▶ Exercise requirements: Locate and copy each line in the data that contains the word "this".

======

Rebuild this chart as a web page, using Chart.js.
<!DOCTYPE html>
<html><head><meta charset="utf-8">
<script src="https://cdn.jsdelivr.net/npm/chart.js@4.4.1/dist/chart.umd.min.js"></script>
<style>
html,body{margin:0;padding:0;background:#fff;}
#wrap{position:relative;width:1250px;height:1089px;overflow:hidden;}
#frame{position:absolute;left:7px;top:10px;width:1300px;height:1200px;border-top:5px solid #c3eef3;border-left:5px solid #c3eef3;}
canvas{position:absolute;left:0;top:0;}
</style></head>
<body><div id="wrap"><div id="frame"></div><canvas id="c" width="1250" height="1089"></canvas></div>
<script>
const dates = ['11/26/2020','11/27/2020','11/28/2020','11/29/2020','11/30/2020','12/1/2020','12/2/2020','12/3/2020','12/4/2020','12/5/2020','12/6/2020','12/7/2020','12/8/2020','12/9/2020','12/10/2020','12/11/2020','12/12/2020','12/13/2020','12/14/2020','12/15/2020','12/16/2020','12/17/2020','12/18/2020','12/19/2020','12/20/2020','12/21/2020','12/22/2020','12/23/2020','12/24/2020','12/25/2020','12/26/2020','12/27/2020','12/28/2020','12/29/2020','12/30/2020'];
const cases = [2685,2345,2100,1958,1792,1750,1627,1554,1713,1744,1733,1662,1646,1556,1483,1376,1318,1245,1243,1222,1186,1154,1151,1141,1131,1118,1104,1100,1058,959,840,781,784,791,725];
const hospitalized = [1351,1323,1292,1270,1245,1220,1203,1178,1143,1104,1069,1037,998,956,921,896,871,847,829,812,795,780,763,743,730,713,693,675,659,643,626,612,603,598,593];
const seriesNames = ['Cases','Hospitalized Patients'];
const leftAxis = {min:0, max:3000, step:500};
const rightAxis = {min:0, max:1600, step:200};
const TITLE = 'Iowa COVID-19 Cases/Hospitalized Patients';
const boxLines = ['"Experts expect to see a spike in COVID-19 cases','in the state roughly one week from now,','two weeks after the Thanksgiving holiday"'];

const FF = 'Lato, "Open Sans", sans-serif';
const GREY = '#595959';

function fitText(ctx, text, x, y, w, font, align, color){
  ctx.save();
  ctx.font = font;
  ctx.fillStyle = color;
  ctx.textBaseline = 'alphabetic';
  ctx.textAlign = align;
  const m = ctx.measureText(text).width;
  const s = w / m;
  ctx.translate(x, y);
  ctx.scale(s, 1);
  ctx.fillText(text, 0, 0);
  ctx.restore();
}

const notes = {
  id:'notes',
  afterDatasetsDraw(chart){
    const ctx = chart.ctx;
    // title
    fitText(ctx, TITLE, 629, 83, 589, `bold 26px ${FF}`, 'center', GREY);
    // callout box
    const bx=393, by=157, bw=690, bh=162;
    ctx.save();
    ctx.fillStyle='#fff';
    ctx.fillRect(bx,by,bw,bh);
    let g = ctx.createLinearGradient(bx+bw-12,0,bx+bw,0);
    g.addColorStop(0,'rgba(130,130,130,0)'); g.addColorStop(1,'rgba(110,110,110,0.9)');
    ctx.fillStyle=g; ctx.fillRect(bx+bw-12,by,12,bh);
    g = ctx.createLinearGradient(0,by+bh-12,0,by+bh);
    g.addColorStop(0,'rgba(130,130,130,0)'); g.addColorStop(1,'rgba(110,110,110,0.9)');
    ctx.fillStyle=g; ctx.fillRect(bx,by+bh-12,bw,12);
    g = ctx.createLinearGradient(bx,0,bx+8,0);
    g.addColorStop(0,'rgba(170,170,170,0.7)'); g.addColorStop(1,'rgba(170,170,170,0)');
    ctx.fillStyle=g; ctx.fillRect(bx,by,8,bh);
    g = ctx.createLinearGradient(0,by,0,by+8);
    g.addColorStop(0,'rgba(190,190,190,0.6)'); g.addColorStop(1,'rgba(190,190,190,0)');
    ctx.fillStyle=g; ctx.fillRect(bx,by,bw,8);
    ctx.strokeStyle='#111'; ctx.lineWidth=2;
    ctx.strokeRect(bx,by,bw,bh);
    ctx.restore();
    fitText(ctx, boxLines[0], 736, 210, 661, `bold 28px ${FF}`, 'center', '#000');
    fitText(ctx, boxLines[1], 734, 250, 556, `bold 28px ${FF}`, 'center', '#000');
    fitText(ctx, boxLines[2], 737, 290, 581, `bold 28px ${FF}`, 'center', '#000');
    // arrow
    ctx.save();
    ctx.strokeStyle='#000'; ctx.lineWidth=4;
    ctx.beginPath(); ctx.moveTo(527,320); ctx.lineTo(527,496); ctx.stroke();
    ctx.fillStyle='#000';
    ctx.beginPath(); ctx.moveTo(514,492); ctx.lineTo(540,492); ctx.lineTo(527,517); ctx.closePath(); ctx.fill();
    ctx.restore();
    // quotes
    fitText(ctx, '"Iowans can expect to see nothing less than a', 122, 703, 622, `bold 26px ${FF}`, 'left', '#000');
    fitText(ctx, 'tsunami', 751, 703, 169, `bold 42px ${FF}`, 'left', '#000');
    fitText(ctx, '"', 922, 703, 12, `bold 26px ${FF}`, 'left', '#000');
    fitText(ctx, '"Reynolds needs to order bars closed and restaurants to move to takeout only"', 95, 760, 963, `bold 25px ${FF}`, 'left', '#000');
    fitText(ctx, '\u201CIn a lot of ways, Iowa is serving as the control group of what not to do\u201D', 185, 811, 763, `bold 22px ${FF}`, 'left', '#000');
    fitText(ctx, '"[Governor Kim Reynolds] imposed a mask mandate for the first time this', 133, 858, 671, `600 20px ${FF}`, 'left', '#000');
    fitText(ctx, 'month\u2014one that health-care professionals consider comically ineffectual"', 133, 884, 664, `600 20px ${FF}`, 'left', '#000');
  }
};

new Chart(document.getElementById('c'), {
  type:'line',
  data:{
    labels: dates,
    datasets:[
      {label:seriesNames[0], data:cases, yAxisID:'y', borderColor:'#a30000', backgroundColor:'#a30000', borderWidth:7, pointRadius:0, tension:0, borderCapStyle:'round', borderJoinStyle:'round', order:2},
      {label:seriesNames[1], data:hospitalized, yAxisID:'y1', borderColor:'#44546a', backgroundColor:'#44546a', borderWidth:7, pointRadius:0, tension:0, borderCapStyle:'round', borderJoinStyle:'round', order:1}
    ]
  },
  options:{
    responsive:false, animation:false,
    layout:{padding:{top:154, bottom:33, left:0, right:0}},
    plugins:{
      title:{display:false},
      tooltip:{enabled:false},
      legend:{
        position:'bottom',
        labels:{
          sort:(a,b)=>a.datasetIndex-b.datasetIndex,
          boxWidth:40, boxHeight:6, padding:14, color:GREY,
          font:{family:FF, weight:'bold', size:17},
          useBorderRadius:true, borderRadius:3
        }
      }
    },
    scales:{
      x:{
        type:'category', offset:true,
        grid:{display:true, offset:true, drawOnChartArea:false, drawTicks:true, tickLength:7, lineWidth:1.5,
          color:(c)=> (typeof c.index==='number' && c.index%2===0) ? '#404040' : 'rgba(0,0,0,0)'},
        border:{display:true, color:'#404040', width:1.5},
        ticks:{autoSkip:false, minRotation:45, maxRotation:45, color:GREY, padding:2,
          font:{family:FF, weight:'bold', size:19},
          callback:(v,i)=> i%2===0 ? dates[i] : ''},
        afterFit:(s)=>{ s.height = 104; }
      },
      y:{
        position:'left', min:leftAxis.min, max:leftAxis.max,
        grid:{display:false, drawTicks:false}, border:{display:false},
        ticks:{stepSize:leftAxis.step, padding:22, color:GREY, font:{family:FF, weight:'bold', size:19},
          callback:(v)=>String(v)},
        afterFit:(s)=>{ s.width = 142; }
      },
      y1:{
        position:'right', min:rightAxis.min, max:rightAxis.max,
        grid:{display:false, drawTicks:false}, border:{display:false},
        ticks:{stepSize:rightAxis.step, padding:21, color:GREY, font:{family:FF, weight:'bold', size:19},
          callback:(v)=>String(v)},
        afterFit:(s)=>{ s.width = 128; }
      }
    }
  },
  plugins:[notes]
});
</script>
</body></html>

======

▶ Output below:
Rebuild this chart as a web page, using Chart.js.
    fitText(ctx, '"[Governor Kim Reynolds] imposed a mask mandate for the first time this', 133, 858, 671, `600 20px ${FF}`, 'left', '#000');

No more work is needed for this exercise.